A history lesson...
Designed as an estate car to compete with supercars, the Audi RS4 never quite made the premium ranks. Introduced in 2000 with a 2.7 litre V6 at 380bhp, the RS4 should satisfy the needs of playboys and family men alike. In effect it had a sports car engine in an estate car's body. It had great potential but the first generation only stuck around for a couple of years. The next generation model ran from 2006-2008 and 2012 saw a new Audi RS4 leave the production line. Limited production numbers of 6,030 for first generation and around 10,000 for second generation models mean you don't see them come up that often.
Bang for your buck
It looks like your average Audi A4 estate but small details show its pedigree, including huge air vents front and back, wider flare extensions to the wheel arches and a lower ride than you might expect, plus a set of big old wheels. High Intensity Discharge (HID) headlights swivel round corners in line with steering movements. The interior is immensely practical with enough load space for skiing, golf and any other outdoor pursuits, plus family pets. Nor is this a case of function before form – leather Recaro seats and a beautifully chunky three-spoke wheel are part of an impressive set of specs that also include a Bose stereo. Safety is also up to the standards you'd expect from Audi, with its 'Sideguard' airbag system and the brand's trademark Quattro permanent all-wheel drive. Second generation versions include a cabriolet and the centre console 'Engine Start' system.
What you'll pay
Expect to pay up to £20,000 for the earlier models and between 18,000-25,000 for a Mark 2, but a used Audi RS4 is still a lot of car for the money. Insurance group 20.
What to check
Problems with brake warping and wheels distorting have been reported so give it a good test drive. If you are concerned about wheel faults, consider replacing them. Tyres aren't cheap, so check they have plenty of wear still available when you buy.
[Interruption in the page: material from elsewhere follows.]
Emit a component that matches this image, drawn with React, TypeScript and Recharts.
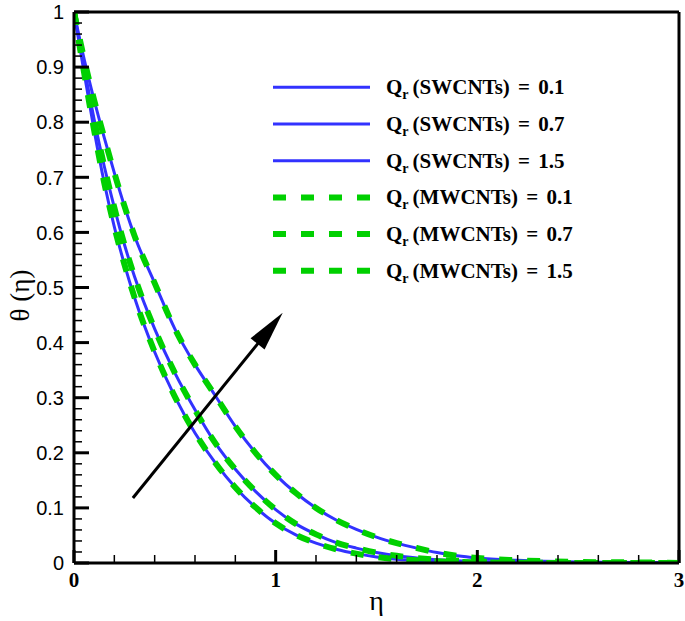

Front brake pads are close to £70, rear brake pads £45 and a starter motor the best part of £165. Clutch assembly kits are roughly £225, alternators circle the £175 mark and a radiator around £180.
How it drives
This car is brute force in 2 words. The RS4 reaches 60mph in 4.7 seconds and allegedly 0-123.4mph in 16.6 seconds, although electronic limiters make this difficult to test. It boasts twin turbochargers and exceptional torque – put your foot down at 120mph and it will still pull you into your seat. Handling is very stable, possibly a little too stable, with steering response and chassis feedback rather unexciting. The power steering and massive brakes have no trouble dealing with the car's power but the six-speed gear box can be clunky with too much travel in the box and the clutch can be hard work, particularly annoying with no automatic model available. However these are minor details – you're buying this car for its power, on which level it certainly delivers.